### The problem
All of the lines below are to be printed again exactly; images are excluded from the output.

** Start Dataset extract **

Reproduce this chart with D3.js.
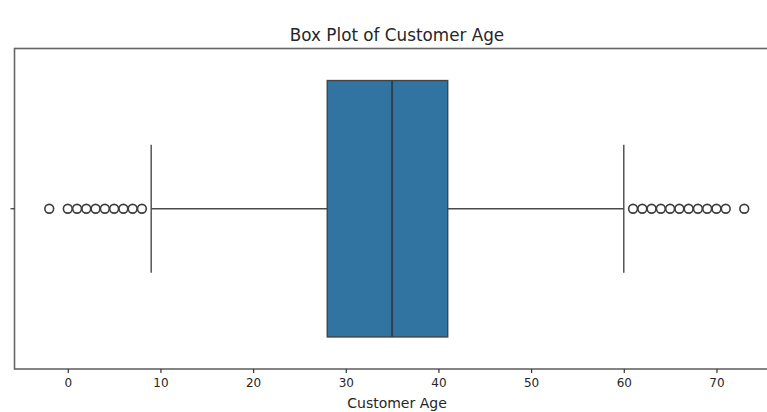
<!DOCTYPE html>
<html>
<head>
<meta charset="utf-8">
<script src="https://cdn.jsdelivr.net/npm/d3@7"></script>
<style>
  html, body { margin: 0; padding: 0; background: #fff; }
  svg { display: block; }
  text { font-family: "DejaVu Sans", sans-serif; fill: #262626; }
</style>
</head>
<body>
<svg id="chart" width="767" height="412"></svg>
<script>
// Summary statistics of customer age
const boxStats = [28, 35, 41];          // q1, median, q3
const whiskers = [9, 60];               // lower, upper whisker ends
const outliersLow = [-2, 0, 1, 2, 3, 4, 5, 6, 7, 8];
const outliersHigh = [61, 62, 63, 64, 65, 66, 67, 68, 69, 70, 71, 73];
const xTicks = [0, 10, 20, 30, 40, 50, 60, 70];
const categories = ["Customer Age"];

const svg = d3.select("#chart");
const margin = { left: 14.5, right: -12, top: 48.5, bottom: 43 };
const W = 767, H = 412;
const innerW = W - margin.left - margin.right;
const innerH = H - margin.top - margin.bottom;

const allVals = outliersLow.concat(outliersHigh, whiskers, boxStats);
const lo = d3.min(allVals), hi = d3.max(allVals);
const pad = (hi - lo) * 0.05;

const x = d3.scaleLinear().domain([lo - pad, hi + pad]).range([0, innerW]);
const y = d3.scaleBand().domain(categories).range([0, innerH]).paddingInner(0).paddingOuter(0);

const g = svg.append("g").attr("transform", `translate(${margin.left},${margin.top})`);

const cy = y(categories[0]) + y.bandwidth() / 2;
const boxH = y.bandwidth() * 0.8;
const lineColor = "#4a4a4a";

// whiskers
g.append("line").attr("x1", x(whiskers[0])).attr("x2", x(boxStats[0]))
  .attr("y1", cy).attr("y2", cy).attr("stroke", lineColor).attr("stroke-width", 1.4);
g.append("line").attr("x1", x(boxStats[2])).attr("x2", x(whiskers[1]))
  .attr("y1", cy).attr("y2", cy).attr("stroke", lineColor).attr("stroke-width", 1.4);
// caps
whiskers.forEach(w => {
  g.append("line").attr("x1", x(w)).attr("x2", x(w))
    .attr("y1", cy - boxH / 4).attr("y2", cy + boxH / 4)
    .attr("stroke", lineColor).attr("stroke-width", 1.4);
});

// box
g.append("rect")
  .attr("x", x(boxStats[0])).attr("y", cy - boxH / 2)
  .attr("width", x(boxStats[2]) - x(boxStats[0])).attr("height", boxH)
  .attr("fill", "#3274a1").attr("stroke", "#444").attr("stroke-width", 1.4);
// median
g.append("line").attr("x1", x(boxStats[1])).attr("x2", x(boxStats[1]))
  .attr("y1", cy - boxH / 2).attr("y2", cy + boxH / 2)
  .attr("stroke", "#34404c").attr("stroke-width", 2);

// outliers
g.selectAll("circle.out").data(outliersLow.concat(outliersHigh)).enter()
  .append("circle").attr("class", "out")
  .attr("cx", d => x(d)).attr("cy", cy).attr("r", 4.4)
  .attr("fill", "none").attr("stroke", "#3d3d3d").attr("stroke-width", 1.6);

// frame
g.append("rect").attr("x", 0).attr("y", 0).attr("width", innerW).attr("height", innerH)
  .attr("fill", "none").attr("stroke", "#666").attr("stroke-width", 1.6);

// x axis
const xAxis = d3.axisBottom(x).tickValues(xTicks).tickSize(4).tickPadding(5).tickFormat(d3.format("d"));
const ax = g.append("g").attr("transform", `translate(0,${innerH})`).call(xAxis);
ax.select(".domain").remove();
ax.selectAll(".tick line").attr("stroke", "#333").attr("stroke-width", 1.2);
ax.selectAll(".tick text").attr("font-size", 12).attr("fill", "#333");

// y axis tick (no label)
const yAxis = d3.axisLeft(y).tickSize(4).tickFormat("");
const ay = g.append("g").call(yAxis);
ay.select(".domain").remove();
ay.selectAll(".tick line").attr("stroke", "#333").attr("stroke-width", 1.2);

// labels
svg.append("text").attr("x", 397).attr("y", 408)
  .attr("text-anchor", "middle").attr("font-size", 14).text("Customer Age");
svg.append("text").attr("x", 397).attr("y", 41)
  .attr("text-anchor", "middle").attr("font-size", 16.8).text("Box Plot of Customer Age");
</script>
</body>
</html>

** End Dataset extract **

### Task output
Reproduce this chart with D3.js.
<!DOCTYPE html>
<html>
<head>
<meta charset="utf-8">
<script src="https://cdn.jsdelivr.net/npm/d3@7"></script>
<style>
  html, body { margin: 0; padding: 0; background: #fff; }
  svg { display: block; }
  text { font-family: "DejaVu Sans", sans-serif; fill: #262626; }
</style>
</head>
<body>
<svg id="chart" width="767" height="412"></svg>
<script>
// Summary statistics of customer age
const boxStats = [28, 35, 41];          // q1, median, q3
const whiskers = [9, 60];               // lower, upper whisker ends
const outliersLow = [-2, 0, 1, 2, 3, 4, 5, 6, 7, 8];
const outliersHigh = [61, 62, 63, 64, 65, 66, 67, 68, 69, 70, 71, 73];
const xTicks = [0, 10, 20, 30, 40, 50, 60, 70];
const categories = ["Customer Age"];

const svg = d3.select("#chart");
const margin = { left: 14.5, right: -12, top: 48.5, bottom: 43 };
const W = 767, H = 412;
const innerW = W - margin.left - margin.right;
const innerH = H - margin.top - margin.bottom;

const allVals = outliersLow.concat(outliersHigh, whiskers, boxStats);
const lo = d3.min(allVals), hi = d3.max(allVals);
const pad = (hi - lo) * 0.05;

const x = d3.scaleLinear().domain([lo - pad, hi + pad]).range([0, innerW]);
const y = d3.scaleBand().domain(categories).range([0, innerH]).paddingInner(0).paddingOuter(0);

const g = svg.append("g").attr("transform", `translate(${margin.left},${margin.top})`);

const cy = y(categories[0]) + y.bandwidth() / 2;
const boxH = y.bandwidth() * 0.8;
const lineColor = "#4a4a4a";

// whiskers
g.append("line").attr("x1", x(whiskers[0])).attr("x2", x(boxStats[0]))
  .attr("y1", cy).attr("y2", cy).attr("stroke", lineColor).attr("stroke-width", 1.4);
g.append("line").attr("x1", x(boxStats[2])).attr("x2", x(whiskers[1]))
  .attr("y1", cy).attr("y2", cy).attr("stroke", lineColor).attr("stroke-width", 1.4);
// caps
whiskers.forEach(w => {
  g.append("line").attr("x1", x(w)).attr("x2", x(w))
    .attr("y1", cy - boxH / 4).attr("y2", cy + boxH / 4)
    .attr("stroke", lineColor).attr("stroke-width", 1.4);
});

// box
g.append("rect")
  .attr("x", x(boxStats[0])).attr("y", cy - boxH / 2)
  .attr("width", x(boxStats[2]) - x(boxStats[0])).attr("height", boxH)
  .attr("fill", "#3274a1").attr("stroke", "#444").attr("stroke-width", 1.4);
// median
g.append("line").attr("x1", x(boxStats[1])).attr("x2", x(boxStats[1]))
  .attr("y1", cy - boxH / 2).attr("y2", cy + boxH / 2)
  .attr("stroke", "#34404c").attr("stroke-width", 2);

// outliers
g.selectAll("circle.out").data(outliersLow.concat(outliersHigh)).enter()
  .append("circle").attr("class", "out")
  .attr("cx", d => x(d)).attr("cy", cy).attr("r", 4.4)
  .attr("fill", "none").attr("stroke", "#3d3d3d").attr("stroke-width", 1.6);

// frame
g.append("rect").attr("x", 0).attr("y", 0).attr("width", innerW).attr("height", innerH)
  .attr("fill", "none").attr("stroke", "#666").attr("stroke-width", 1.6);

// x axis
const xAxis = d3.axisBottom(x).tickValues(xTicks).tickSize(4).tickPadding(5).tickFormat(d3.format("d"));
const ax = g.append("g").attr("transform", `translate(0,${innerH})`).call(xAxis);
ax.select(".domain").remove();
ax.selectAll(".tick line").attr("stroke", "#333").attr("stroke-width", 1.2);
ax.selectAll(".tick text").attr("font-size", 12).attr("fill", "#333");

// y axis tick (no label)
const yAxis = d3.axisLeft(y).tickSize(4).tickFormat("");
const ay = g.append("g").call(yAxis);
ay.select(".domain").remove();
ay.selectAll(".tick line").attr("stroke", "#333").attr("stroke-width", 1.2);

// labels
svg.append("text").attr("x", 397).attr("y", 408)
  .attr("text-anchor", "middle").attr("font-size", 14).text("Customer Age");
svg.append("text").attr("x", 397).attr("y", 41)
  .attr("text-anchor", "middle").attr("font-size", 16.8).text("Box Plot of Customer Age");
</script>
</body>
</html>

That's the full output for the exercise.